You probably thought that building new hydro-electric power plants might be a good way to provide clean carbon-free electricity?  After all – it would create jobs and it is also viewed as a “renewable” energy source.  However, environmentalist say that building new hydro-electric dam projects are expensive and a destructive way to generate renewable energy. They claim they are neither “green” nor environmentally friendly.

They claim that building new hydro-electric plants will result in significant adverse environmental effects.  For example; it will, most likely, destroy the habitat for many species, some of which, are already vulnerable to extinction – including bird, plant, butterfly, bee, and mammal species.

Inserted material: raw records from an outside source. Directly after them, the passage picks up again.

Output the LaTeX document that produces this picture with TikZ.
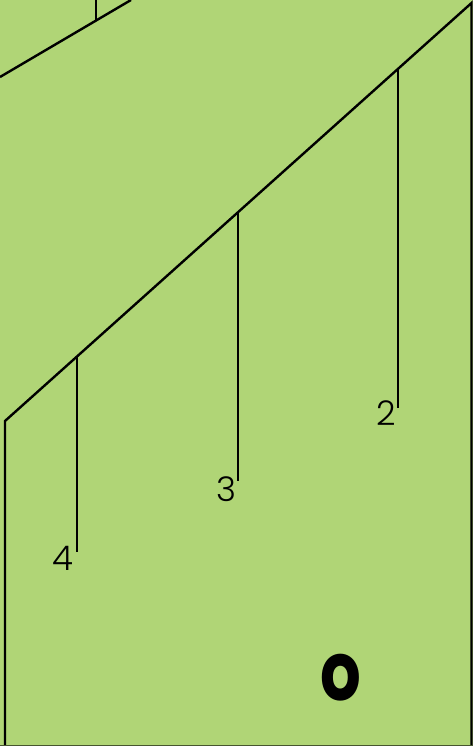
\documentclass[tikz,border=0pt]{standalone}
\usepackage{fontspec}
\setmainfont{Poppins}
\newfontfamily\lightfont{Poppins Light}
\definecolor{bggreen}{RGB}{176,213,118}
\tikzset{
  edge/.style={draw=black, line width=2.4pt, line cap=butt, line join=miter},
  tick/.style={draw=black, line width=2.2pt},
  numlbl/.style={font=\lightfont\fontsize{34}{34}\selectfont, inner sep=0pt, anchor=center},
  biglbl/.style={font=\fontsize{78}{78}\selectfont\bfseries, inner sep=0pt, anchor=center}
}
\begin{document}
\begin{tikzpicture}[x=1pt, y=-1pt]
\fill[bggreen] (0,0) rectangle (473,746);
\useasboundingbox (0,0) rectangle (473,746);
% coordinates
\coordinate (tlA) at (0,77);
\coordinate (tlB) at (131,0);
\coordinate (tlT) at (96,20);
\coordinate (tlTtop) at (96,0);
\coordinate (dgA) at (5,421);
\coordinate (dgB) at (471.5,3);
\coordinate (rb) at (471.5,746);
\coordinate (lb) at (5,746);
\coordinate (t2a) at (398,68.5);
\coordinate (t2b) at (398,408);
\coordinate (t3a) at (238,212);
\coordinate (t3b) at (238,481);
\coordinate (t4a) at (77,356);
\coordinate (t4b) at (77,552);
\coordinate (bl) at (0,745.5);
\coordinate (br) at (473,745.5);
% lines
\draw[edge] (tlA) -- (tlB);
\draw[tick] (tlTtop) -- (tlT);
\draw[edge] (lb) -- (dgA) -- (dgB) -- (rb);
\draw[black!60!bggreen, line width=1pt] (bl) -- (br);
\draw[tick] (t2a) -- (t2b);
\draw[tick] (t3a) -- (t3b);
\draw[tick] (t4a) -- (t4b);
% labels
\node[numlbl] (l2) at (386,413) {2};
\node[numlbl] (l3) at (226,489) {3};
\node[numlbl] (l4) at (63,558) {4};
\node[biglbl] (lo) at (341,678) {\scalebox{0.82}[1.05]{o}};
\end{tikzpicture}
\end{document}
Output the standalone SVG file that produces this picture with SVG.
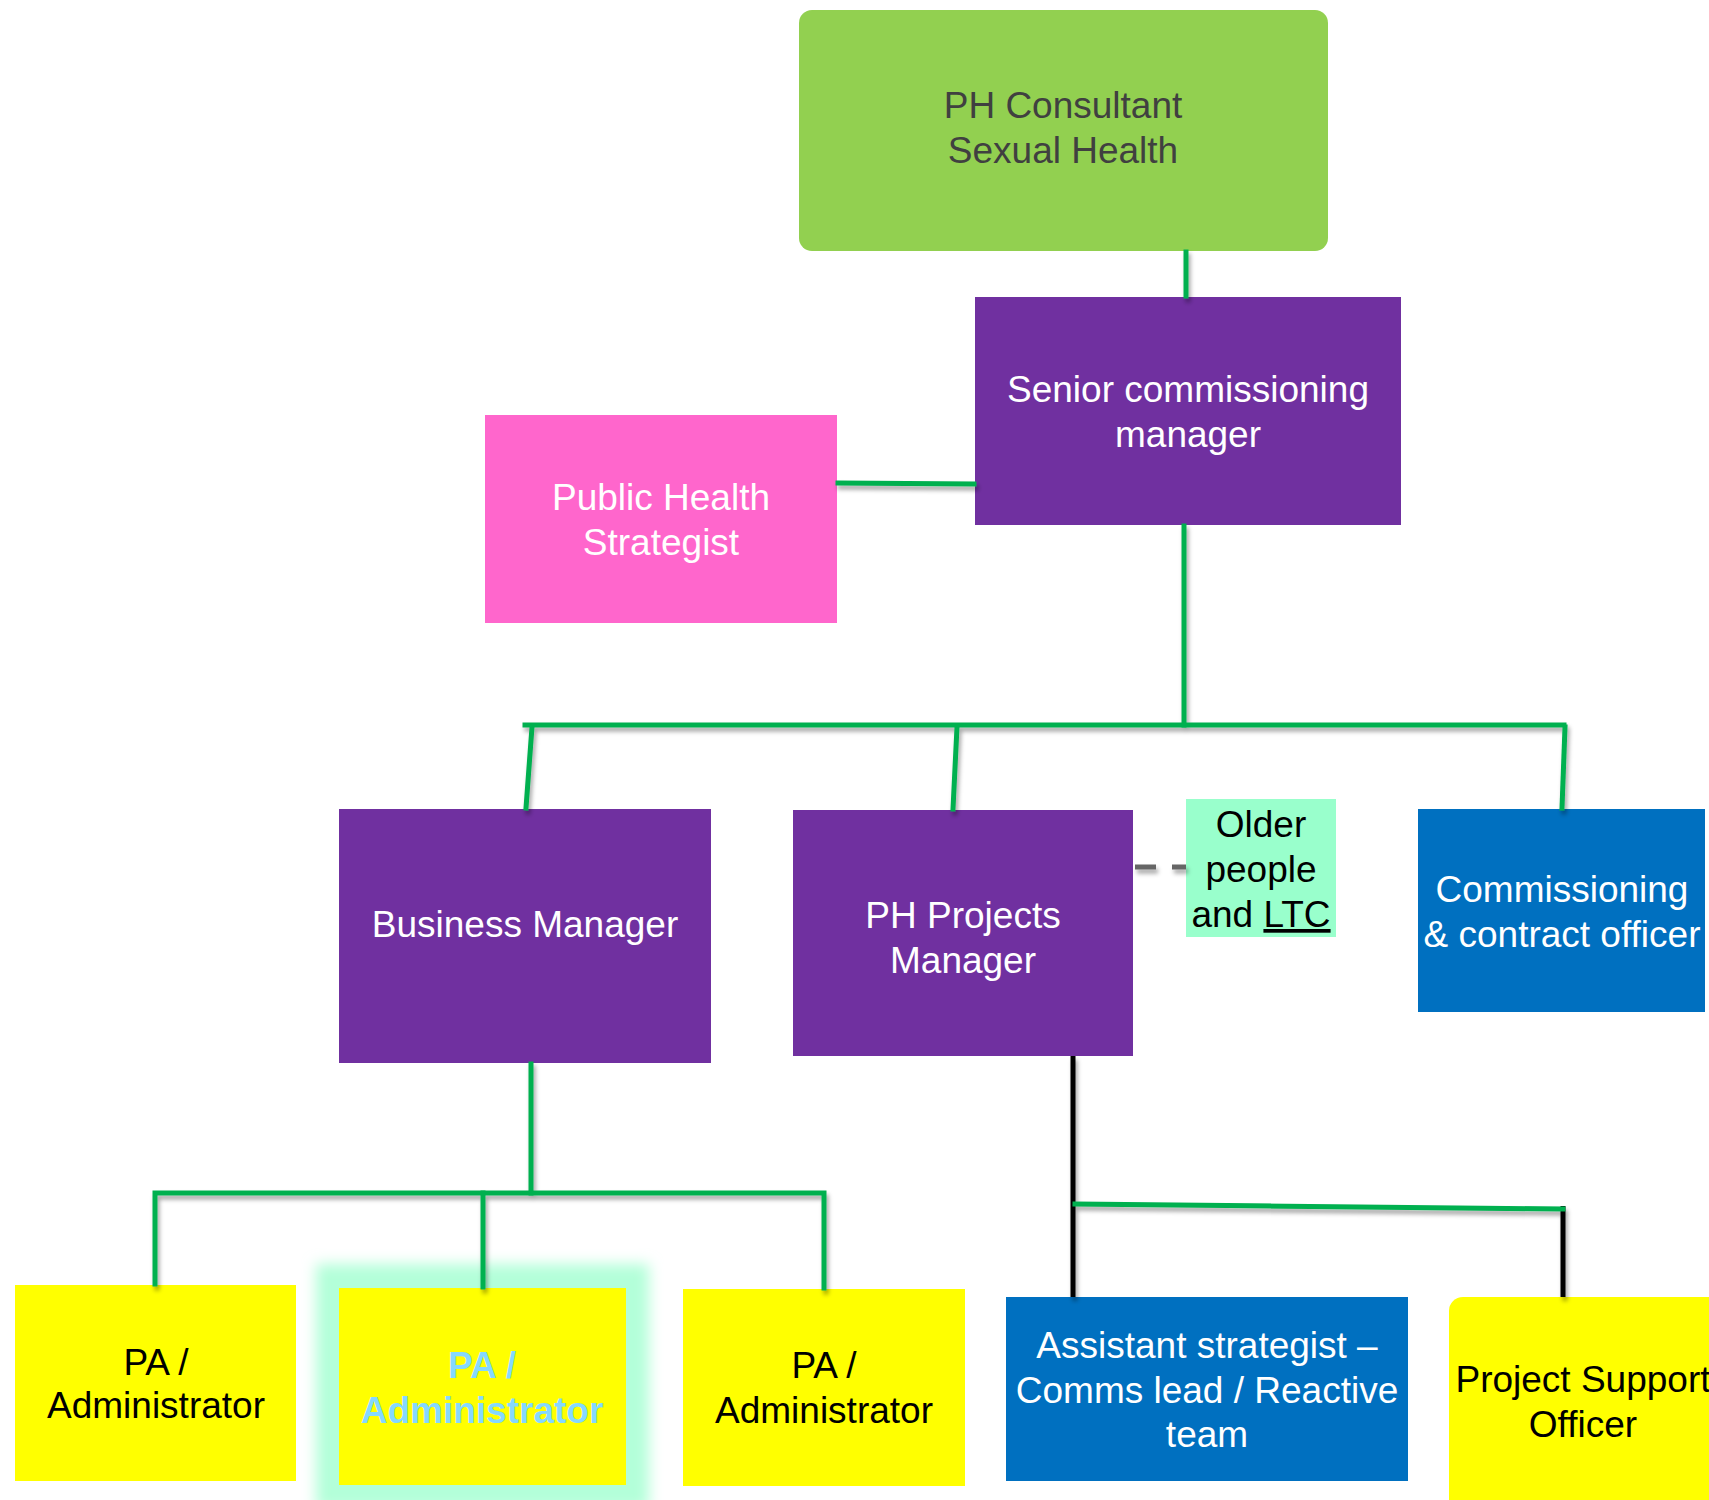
<svg xmlns="http://www.w3.org/2000/svg" width="1709" height="1500" viewBox="0 0 1709 1500">
<style>
.t{font-family:"Liberation Sans",Arial,sans-serif;font-size:37px;text-anchor:middle}
.w{fill:#ffffff}
.k{fill:#000000}
.g{stroke:#00B050;stroke-width:5;fill:none;stroke-linecap:square}
.b{stroke:#000000;stroke-width:5;fill:none}
</style>
<defs>
<filter id="sh" x="-20%" y="-20%" width="140%" height="140%">
<feDropShadow dx="2" dy="4" stdDeviation="2" flood-color="#000" flood-opacity="0.35"/>
</filter>
<filter id="glow" x="-30%" y="-30%" width="160%" height="160%">
<feGaussianBlur stdDeviation="7"/>
</filter>
</defs>
<rect width="1709" height="1500" fill="#ffffff"/>
<g id="n-consultant">
<rect x="799" y="10" width="529" height="241" rx="13" fill="#92D050"/>
<text class="t" x="1063" y="118" fill="#404040">PH Consultant</text>
<text class="t" x="1063" y="163" fill="#404040">Sexual Health</text>
</g>
<g id="n-senior">
<rect x="975" y="297" width="426" height="228" fill="#7030A0"/>
<text class="t w" x="1188" y="402">Senior commissioning</text>
<text class="t w" x="1188" y="447">manager</text>
</g>
<g id="n-strategist">
<rect x="485" y="415" width="352" height="208" fill="#FF66CC"/>
<text class="t w" x="661" y="510">Public Health</text>
<text class="t w" x="661" y="555">Strategist</text>
</g>
<g id="n-business">
<rect x="339" y="809" width="372" height="254" fill="#7030A0"/>
<text class="t w" x="525" y="937">Business Manager</text>
</g>
<g id="n-projects">
<rect x="793" y="810" width="340" height="246" fill="#7030A0"/>
<text class="t w" x="963" y="928">PH Projects</text>
<text class="t w" x="963" y="973">Manager</text>
</g>
<g id="n-older">
<rect x="1186" y="799" width="150" height="138" fill="#99FFCC"/>
<text class="t k" x="1261" y="837">Older</text>
<text class="t k" x="1261" y="882">people</text>
<text class="t k" x="1261" y="927">and <tspan text-decoration="underline">LTC</tspan></text>
</g>
<g id="n-commissioning">
<rect x="1418" y="809" width="287" height="203" fill="#0070C0"/>
<text class="t w" x="1562" y="902">Commissioning</text>
<text class="t w" x="1562" y="947">&amp; contract officer</text>
</g>
<g id="n-pa1">
<rect x="15" y="1285" width="281" height="196" fill="#FFFF00"/>
<text class="t k" x="156" y="1375">PA /</text>
<text class="t k" x="156" y="1418">Administrator</text>
</g>
<g id="n-pa2">
<rect x="316" y="1264" width="333" height="245" fill="#B3FFD9" filter="url(#glow)"/>
<rect x="339" y="1288" width="287" height="197" fill="#FFFF00"/>
<text class="t" x="482" y="1378" fill="#85D8FF" font-weight="bold">PA /</text>
<text class="t" x="482" y="1423" fill="#85D8FF" font-weight="bold">Administrator</text>
</g>
<g id="n-pa3">
<rect x="683" y="1289" width="282" height="197" fill="#FFFF00"/>
<text class="t k" x="824" y="1378">PA /</text>
<text class="t k" x="824" y="1423">Administrator</text>
</g>
<g id="n-assistant">
<rect x="1006" y="1297" width="402" height="184" fill="#0070C0"/>
<text class="t w" x="1207" y="1358">Assistant strategist –</text>
<text class="t w" x="1207" y="1403">Comms lead / Reactive</text>
<text class="t w" x="1207" y="1447">team</text>
</g>
<g id="n-support">
<rect x="1449" y="1297" width="300" height="230" rx="14" fill="#FFFF00"/>
<text class="t k" x="1583" y="1392">Project Support</text>
<text class="t k" x="1583" y="1437">Officer</text>
</g>
<g id="connectors" filter="url(#sh)">
<line class="g" x1="1186" y1="252" x2="1186" y2="296"/>
<line class="g" x1="838" y1="483" x2="974" y2="484"/>
<line class="g" x1="1184" y1="526" x2="1184" y2="725"/>
<line class="g" x1="525" y1="725" x2="1564" y2="725"/>
<line class="g" x1="532" y1="727" x2="526" y2="808"/>
<line class="g" x1="957" y1="727" x2="953" y2="809"/>
<line class="g" x1="1565" y1="727" x2="1562" y2="808"/>
<line x1="1135" y1="867" x2="1186" y2="867" stroke="#666666" stroke-width="5" stroke-dasharray="21 16"/>
<line class="g" x1="531" y1="1064" x2="531" y2="1193"/>
<polyline class="g" points="155,1284 155,1193 824,1193 824,1288"/>
<line class="g" x1="483" y1="1193" x2="483" y2="1287"/>
<line class="b" x1="1073" y1="1056" x2="1073" y2="1297"/>
<line class="b" x1="1563" y1="1206" x2="1563" y2="1297"/>
<line class="g" x1="1075" y1="1204" x2="1563" y2="1209"/>
</g>
</svg>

In addition, they have found that creating these reservoirs produces more carbon emissions than was ever realized – approximately 80% of their emissions are in the form of methane, a greenhouse gas that is 34 time more potent than carbon dioxide.

Building the reservoir needed for a hydro-electric power plant can result in the loss of rich farmland, wetlands, and forests – not to mention the loss of a living laboratory for scientists to study how species adapt to climate change.  Since, in most cases, creation of the reservoir will inundate some valley location – these valleys are typically flyways for migratory birds and will most likely disrupt their migratory pattern.

They concede that in the 50’s, 60’s, and 70’s hydro-electric projects made financial sense, but today with all the other renewable energy options available and the increased cost to build them it is not a good option – even financially.  They recommend wind, geothermal, solar, or pumped storage hydro as a better and more affordable option. The plummeting prices for wind energy and other renewables, coupled with the abundance of shale natural gas, means that the power produced from new hydro-electric dams could not be sold at a price that would even come close to what it would costs to produce it.